É este tempo-palácio sonoro, este ouvido real, que Maria do Mar e Maria Radich pretendem reproduzir numa performance em que vozes, violino, electrónica, o movimento e o silêncio nos entregam à musicalidade própria de uma existência em reclusão e em paranóia (tão presente também nos nossos tempos pandémicos). Uma musicalidade de lobo, baseada nos ribombos, rangidos e tilintares de que o texto nos fala e indicam que tudo vai bem e que a rotina da governação não foi ainda perturbada pela ação conspirativa dos espiões. Uma performance feita de pequenos gestos, sussurros, inquietações que se vão somando, ilustrando o estado de espírito da personagem desta história, que também nos remete para as nossas “democracias” contemporâneas. Apoderando-se do registo irónico e sarcástico de Calvino, numa crítica ao poder que serve para desmistificar todos os poderes políticos. Sejam bem-vindos à escuta dos sons deste palácio dos dias de hoje.
Maria Do Mar
Maria Do Mar, violinista natural de Lisboa, tem um trajeto vincado na música clássica e ensino, embora tenha desde sempre colaborado com artistas de outras áreas musicais. Desde 2012, no seguimento da sua participação no Atelier de Improvisação e Direção de Ensemble em tempo-real (Conduction) dirigido por Butch Morris, começou a explorar a improvisação livre e outras linguagens no âmbito da música nova, tendo formado um duo de violino e baixo eléctrico, com o baixista e compositor Ricardo A. Freitas.

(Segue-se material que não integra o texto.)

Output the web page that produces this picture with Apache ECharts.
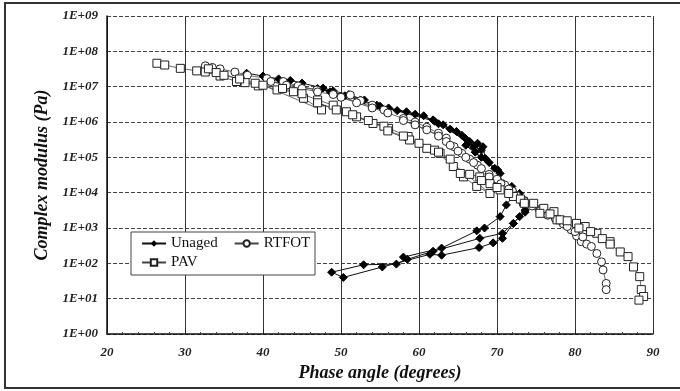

Tem vindo a desenvolver trabalho de improvisação com vários músicos, apresentando-se em concertos, ciclos e festivais, com nomes como Carlos “Zingaro”, Marcelo dos Reis, Guillaume Aknine, Ricardo Ribeiro, Helena Espvall, Luís Vicente, Miguel Mira, Paulo Chagas, João Pedro Viegas, Joana Guerra, Ricardo Jacinto, Christophe Berthet, Maria Radich. No âmbito do Moving Theater participou como convidada no workshop de Suzuki/Viewpoints, de Lowri Jenkins e Joana Pupo. Busca assim, um universo musical mais amplo e o desenvolvimento de uma linguagem mais pessoal, com fronteiras musicais esbatidas onde se abrem possibilidades transversais e sem limites criativos.
Maria Radich
Maria Radich é uma cantora, coreógrafa e bailarina votada à transdisciplinaridade, que vem actuando na área da música improvisada, com actividade em simultâneo na dança e no teatro, como coreógrafa dos seus próprios espectáculos ou trabalhando com outros criadores. Com formação em performance, dança e coreografia, gradualmente começou a explorar as intersecções férteis entre dança, música e teatro. Frequentou workshops de música com Nuno Rebelo, Carlos Zíngaro, José Menezes e Paulo Curado, aulas de canto com Cristina de Castro (2004) e Barbara do Canto Lagido (2006) e workshops de voz com especialistas como Ute Wassermann, Inês Nogueira, Luís Castanheira, Margarida Mestre e Sonia Gómez.